##### Provided information

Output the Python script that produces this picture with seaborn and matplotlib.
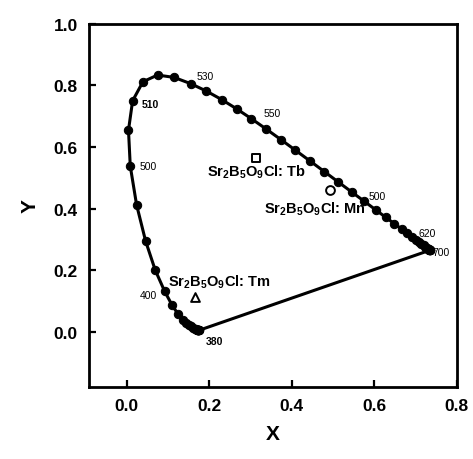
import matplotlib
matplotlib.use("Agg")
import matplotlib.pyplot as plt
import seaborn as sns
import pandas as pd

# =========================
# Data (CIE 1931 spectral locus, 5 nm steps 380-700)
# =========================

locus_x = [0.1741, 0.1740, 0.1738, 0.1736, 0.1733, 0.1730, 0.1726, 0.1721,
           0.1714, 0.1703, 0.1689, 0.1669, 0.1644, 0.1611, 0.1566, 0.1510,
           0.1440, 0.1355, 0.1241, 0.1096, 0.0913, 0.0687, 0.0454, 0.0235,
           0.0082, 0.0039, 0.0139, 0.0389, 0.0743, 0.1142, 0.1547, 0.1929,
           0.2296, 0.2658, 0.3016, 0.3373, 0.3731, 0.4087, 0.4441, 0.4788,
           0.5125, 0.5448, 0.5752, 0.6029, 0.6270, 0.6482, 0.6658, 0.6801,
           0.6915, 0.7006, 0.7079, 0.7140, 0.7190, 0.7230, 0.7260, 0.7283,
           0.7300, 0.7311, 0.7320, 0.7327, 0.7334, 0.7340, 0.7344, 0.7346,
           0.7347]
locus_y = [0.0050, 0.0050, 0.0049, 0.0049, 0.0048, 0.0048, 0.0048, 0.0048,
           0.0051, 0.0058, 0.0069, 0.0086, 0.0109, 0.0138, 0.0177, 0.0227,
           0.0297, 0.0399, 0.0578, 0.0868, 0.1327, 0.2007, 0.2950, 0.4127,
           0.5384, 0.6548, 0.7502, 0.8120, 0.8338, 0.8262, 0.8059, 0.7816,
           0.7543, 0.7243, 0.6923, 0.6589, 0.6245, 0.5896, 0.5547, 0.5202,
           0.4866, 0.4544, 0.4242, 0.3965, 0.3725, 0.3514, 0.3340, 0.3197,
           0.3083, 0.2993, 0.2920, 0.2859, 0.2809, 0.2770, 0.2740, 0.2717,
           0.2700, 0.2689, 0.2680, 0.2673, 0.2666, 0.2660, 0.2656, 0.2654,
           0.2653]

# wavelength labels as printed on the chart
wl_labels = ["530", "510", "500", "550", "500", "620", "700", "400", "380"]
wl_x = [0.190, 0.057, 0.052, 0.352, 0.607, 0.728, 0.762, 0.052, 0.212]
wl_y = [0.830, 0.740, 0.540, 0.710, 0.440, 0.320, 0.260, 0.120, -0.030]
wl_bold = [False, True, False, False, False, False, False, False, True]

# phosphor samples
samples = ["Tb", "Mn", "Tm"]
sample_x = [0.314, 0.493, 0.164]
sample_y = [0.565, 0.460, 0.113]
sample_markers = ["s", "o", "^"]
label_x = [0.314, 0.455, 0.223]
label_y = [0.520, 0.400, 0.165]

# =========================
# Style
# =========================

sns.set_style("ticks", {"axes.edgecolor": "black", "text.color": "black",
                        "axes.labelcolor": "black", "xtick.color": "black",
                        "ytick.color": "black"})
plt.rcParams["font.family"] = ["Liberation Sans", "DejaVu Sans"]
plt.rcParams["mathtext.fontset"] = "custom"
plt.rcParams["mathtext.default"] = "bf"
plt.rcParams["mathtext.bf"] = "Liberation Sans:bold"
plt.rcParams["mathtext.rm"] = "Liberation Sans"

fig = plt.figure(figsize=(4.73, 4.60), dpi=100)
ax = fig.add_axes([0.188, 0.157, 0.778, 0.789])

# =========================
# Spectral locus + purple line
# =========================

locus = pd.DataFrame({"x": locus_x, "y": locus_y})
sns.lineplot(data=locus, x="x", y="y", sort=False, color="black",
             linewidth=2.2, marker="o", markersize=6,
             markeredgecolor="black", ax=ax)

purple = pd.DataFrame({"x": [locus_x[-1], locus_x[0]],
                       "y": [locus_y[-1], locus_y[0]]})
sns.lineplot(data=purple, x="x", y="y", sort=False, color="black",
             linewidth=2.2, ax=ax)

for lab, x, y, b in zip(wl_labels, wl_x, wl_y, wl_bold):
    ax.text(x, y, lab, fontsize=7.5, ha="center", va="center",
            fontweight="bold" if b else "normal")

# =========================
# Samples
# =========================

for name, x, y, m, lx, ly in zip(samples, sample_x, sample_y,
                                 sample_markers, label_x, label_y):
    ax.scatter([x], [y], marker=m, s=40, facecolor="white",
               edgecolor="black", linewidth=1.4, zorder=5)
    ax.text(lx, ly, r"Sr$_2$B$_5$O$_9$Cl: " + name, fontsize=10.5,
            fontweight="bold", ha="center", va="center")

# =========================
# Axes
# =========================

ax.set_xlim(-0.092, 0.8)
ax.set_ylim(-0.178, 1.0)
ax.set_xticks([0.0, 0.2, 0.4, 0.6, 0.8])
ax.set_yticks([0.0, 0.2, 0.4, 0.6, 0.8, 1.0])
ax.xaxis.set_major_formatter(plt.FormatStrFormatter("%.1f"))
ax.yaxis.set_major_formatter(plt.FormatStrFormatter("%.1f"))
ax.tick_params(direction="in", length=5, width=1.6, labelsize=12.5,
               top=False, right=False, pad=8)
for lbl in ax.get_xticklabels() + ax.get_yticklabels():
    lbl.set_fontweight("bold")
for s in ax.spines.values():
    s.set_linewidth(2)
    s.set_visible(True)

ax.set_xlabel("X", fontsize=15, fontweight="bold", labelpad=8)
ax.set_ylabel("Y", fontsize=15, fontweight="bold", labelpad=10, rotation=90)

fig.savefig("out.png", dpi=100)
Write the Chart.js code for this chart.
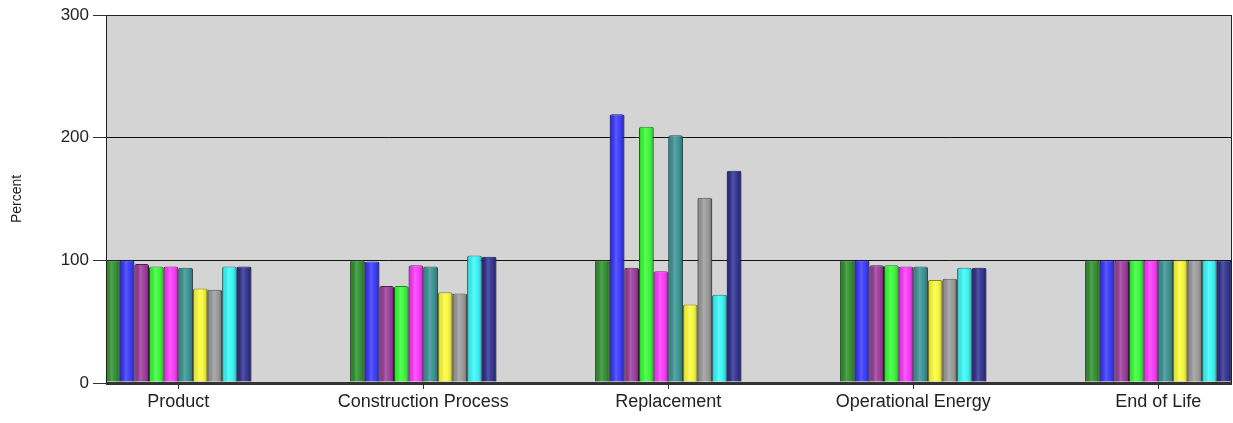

##########

Work required:
Quote every entry exactly, with the pictures omitted.

Task answer:
Output the Python script that produces this picture with seaborn and matplotlib.
import matplotlib
matplotlib.use("Agg")
import matplotlib.pyplot as plt
import seaborn as sns
import pandas as pd

# =========================
# Data (CIE 1931 spectral locus, 5 nm steps 380-700)
# =========================

locus_x = [0.1741, 0.1740, 0.1738, 0.1736, 0.1733, 0.1730, 0.1726, 0.1721,
           0.1714, 0.1703, 0.1689, 0.1669, 0.1644, 0.1611, 0.1566, 0.1510,
           0.1440, 0.1355, 0.1241, 0.1096, 0.0913, 0.0687, 0.0454, 0.0235,
           0.0082, 0.0039, 0.0139, 0.0389, 0.0743, 0.1142, 0.1547, 0.1929,
           0.2296, 0.2658, 0.3016, 0.3373, 0.3731, 0.4087, 0.4441, 0.4788,
           0.5125, 0.5448, 0.5752, 0.6029, 0.6270, 0.6482, 0.6658, 0.6801,
           0.6915, 0.7006, 0.7079, 0.7140, 0.7190, 0.7230, 0.7260, 0.7283,
           0.7300, 0.7311, 0.7320, 0.7327, 0.7334, 0.7340, 0.7344, 0.7346,
           0.7347]
locus_y = [0.0050, 0.0050, 0.0049, 0.0049, 0.0048, 0.0048, 0.0048, 0.0048,
           0.0051, 0.0058, 0.0069, 0.0086, 0.0109, 0.0138, 0.0177, 0.0227,
           0.0297, 0.0399, 0.0578, 0.0868, 0.1327, 0.2007, 0.2950, 0.4127,
           0.5384, 0.6548, 0.7502, 0.8120, 0.8338, 0.8262, 0.8059, 0.7816,
           0.7543, 0.7243, 0.6923, 0.6589, 0.6245, 0.5896, 0.5547, 0.5202,
           0.4866, 0.4544, 0.4242, 0.3965, 0.3725, 0.3514, 0.3340, 0.3197,
           0.3083, 0.2993, 0.2920, 0.2859, 0.2809, 0.2770, 0.2740, 0.2717,
           0.2700, 0.2689, 0.2680, 0.2673, 0.2666, 0.2660, 0.2656, 0.2654,
           0.2653]

# wavelength labels as printed on the chart
wl_labels = ["530", "510", "500", "550", "500", "620", "700", "400", "380"]
wl_x = [0.190, 0.057, 0.052, 0.352, 0.607, 0.728, 0.762, 0.052, 0.212]
wl_y = [0.830, 0.740, 0.540, 0.710, 0.440, 0.320, 0.260, 0.120, -0.030]
wl_bold = [False, True, False, False, False, False, False, False, True]

# phosphor samples
samples = ["Tb", "Mn", "Tm"]
sample_x = [0.314, 0.493, 0.164]
sample_y = [0.565, 0.460, 0.113]
sample_markers = ["s", "o", "^"]
label_x = [0.314, 0.455, 0.223]
label_y = [0.520, 0.400, 0.165]

# =========================
# Style
# =========================

sns.set_style("ticks", {"axes.edgecolor": "black", "text.color": "black",
                        "axes.labelcolor": "black", "xtick.color": "black",
                        "ytick.color": "black"})
plt.rcParams["font.family"] = ["Liberation Sans", "DejaVu Sans"]
plt.rcParams["mathtext.fontset"] = "custom"
plt.rcParams["mathtext.default"] = "bf"
plt.rcParams["mathtext.bf"] = "Liberation Sans:bold"
plt.rcParams["mathtext.rm"] = "Liberation Sans"

fig = plt.figure(figsize=(4.73, 4.60), dpi=100)
ax = fig.add_axes([0.188, 0.157, 0.778, 0.789])

# =========================
# Spectral locus + purple line
# =========================

locus = pd.DataFrame({"x": locus_x, "y": locus_y})
sns.lineplot(data=locus, x="x", y="y", sort=False, color="black",
             linewidth=2.2, marker="o", markersize=6,
             markeredgecolor="black", ax=ax)

purple = pd.DataFrame({"x": [locus_x[-1], locus_x[0]],
                       "y": [locus_y[-1], locus_y[0]]})
sns.lineplot(data=purple, x="x", y="y", sort=False, color="black",
             linewidth=2.2, ax=ax)

for lab, x, y, b in zip(wl_labels, wl_x, wl_y, wl_bold):
    ax.text(x, y, lab, fontsize=7.5, ha="center", va="center",
            fontweight="bold" if b else "normal")

# =========================
# Samples
# =========================

for name, x, y, m, lx, ly in zip(samples, sample_x, sample_y,
                                 sample_markers, label_x, label_y):
    ax.scatter([x], [y], marker=m, s=40, facecolor="white",
               edgecolor="black", linewidth=1.4, zorder=5)
    ax.text(lx, ly, r"Sr$_2$B$_5$O$_9$Cl: " + name, fontsize=10.5,
            fontweight="bold", ha="center", va="center")

# =========================
# Axes
# =========================

ax.set_xlim(-0.092, 0.8)
ax.set_ylim(-0.178, 1.0)
ax.set_xticks([0.0, 0.2, 0.4, 0.6, 0.8])
ax.set_yticks([0.0, 0.2, 0.4, 0.6, 0.8, 1.0])
ax.xaxis.set_major_formatter(plt.FormatStrFormatter("%.1f"))
ax.yaxis.set_major_formatter(plt.FormatStrFormatter("%.1f"))
ax.tick_params(direction="in", length=5, width=1.6, labelsize=12.5,
               top=False, right=False, pad=8)
for lbl in ax.get_xticklabels() + ax.get_yticklabels():
    lbl.set_fontweight("bold")
for s in ax.spines.values():
    s.set_linewidth(2)
    s.set_visible(True)

ax.set_xlabel("X", fontsize=15, fontweight="bold", labelpad=8)
ax.set_ylabel("Y", fontsize=15, fontweight="bold", labelpad=10, rotation=90)

fig.savefig("out.png", dpi=100)
Write the Chart.js code for this chart.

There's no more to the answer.